Infinite gratitude, René Magritte, 1963 |
Devia morrer-se de outra maneira.
Transformarmo-nos em fumo, por exemplo.
Ou em nuvens.
Quando nos sentíssemos cansados,
fartos do mesmo sol a fingir de novo todas as manhãs,
convocaríamos os amigos mais íntimos com um cartão de convite
para o ritual do Grande Desfazer:
"Fulano de tal comunica a V. Exa. que vai transformar-se
em nuvem hoje às 9 horas. Traje de passeio".
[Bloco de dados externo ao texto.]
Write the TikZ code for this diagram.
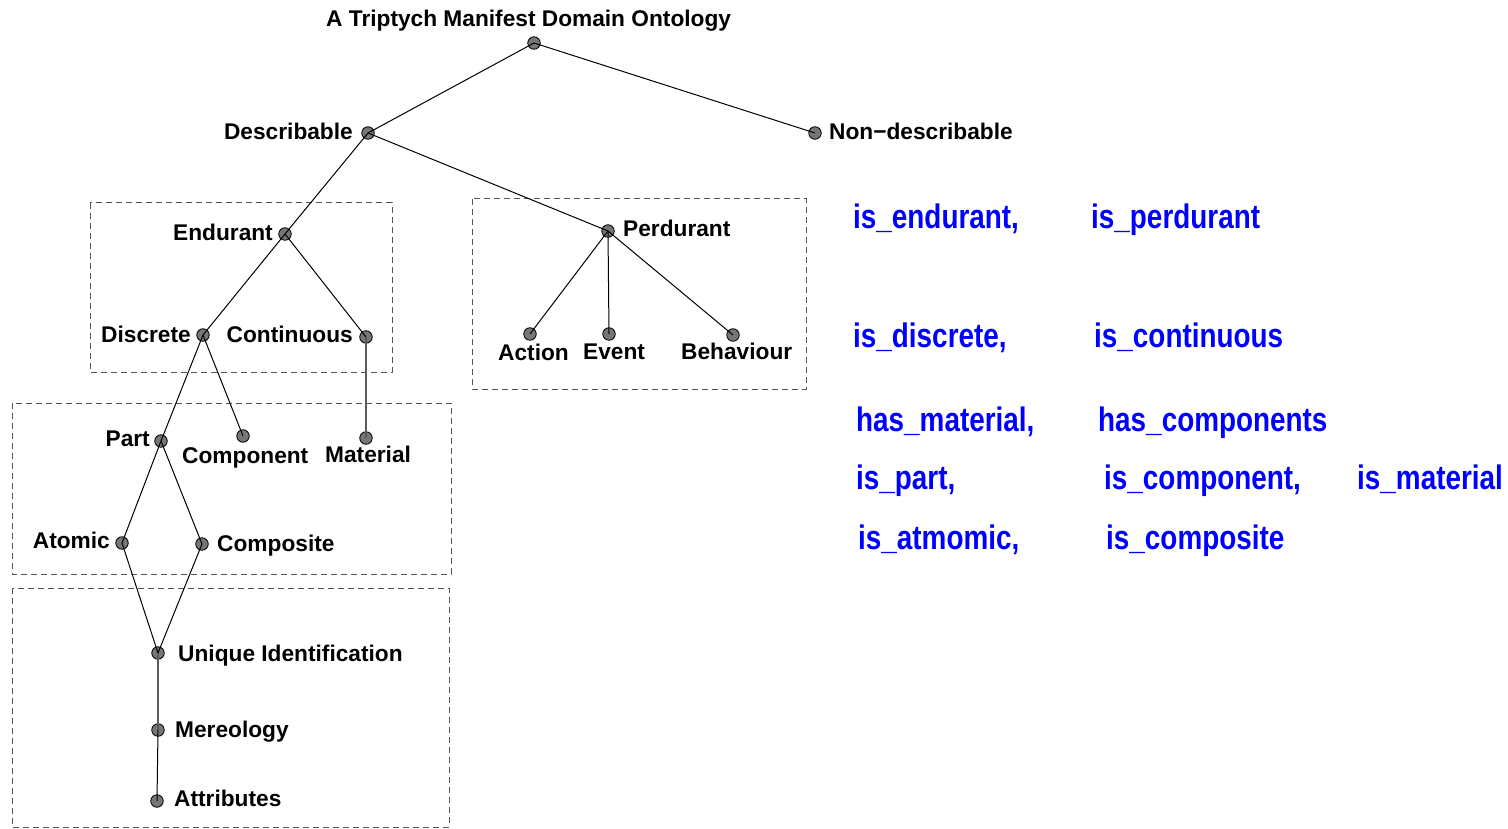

E então, solenemente, com passos de reter tempo,
fatos escuros, olhos de lua de cerimónia,
viríamos todos assistir à despedida.
Apertos de mãos quentes.
Ternura de calafrio.
"Adeus! Adeus!"
E, pouco a pouco, devagarinho, sem sofrimento,
numa lassidão de arrancar raízes...
primeiro, os olhos... em seguida, os lábios...
depois os cabelos... a carne, em vez de apodrecer,
começaria a transfigurar-se em fumo...
tão leve... tão subtil... tão pólen...
como aquela nuvem além vêem?
Nesta tarde de outono ainda tocada por um vento de lábios azuis...
José Gomes Ferreira
Nesta tarde de outono ainda tocada por um vento de lábios azuis...
José Gomes Ferreira
Por mim, nos dias 1 e 2 de Novembro - os dias em que as nossas sociedades científico-técnicas, que fizeram da morte tabu, permitem a visita dos mortos -, coloco um CD com o Requiem Alemão de Brahms e outro com o Requiem de Mozart no leitor de CD, em homenagem aos meus pais, amigos e todos os mortos - poderão ser uns cem mil milhões. A música diz-nos o indizível: o que é existir simultaneamente no tempo e fora dele.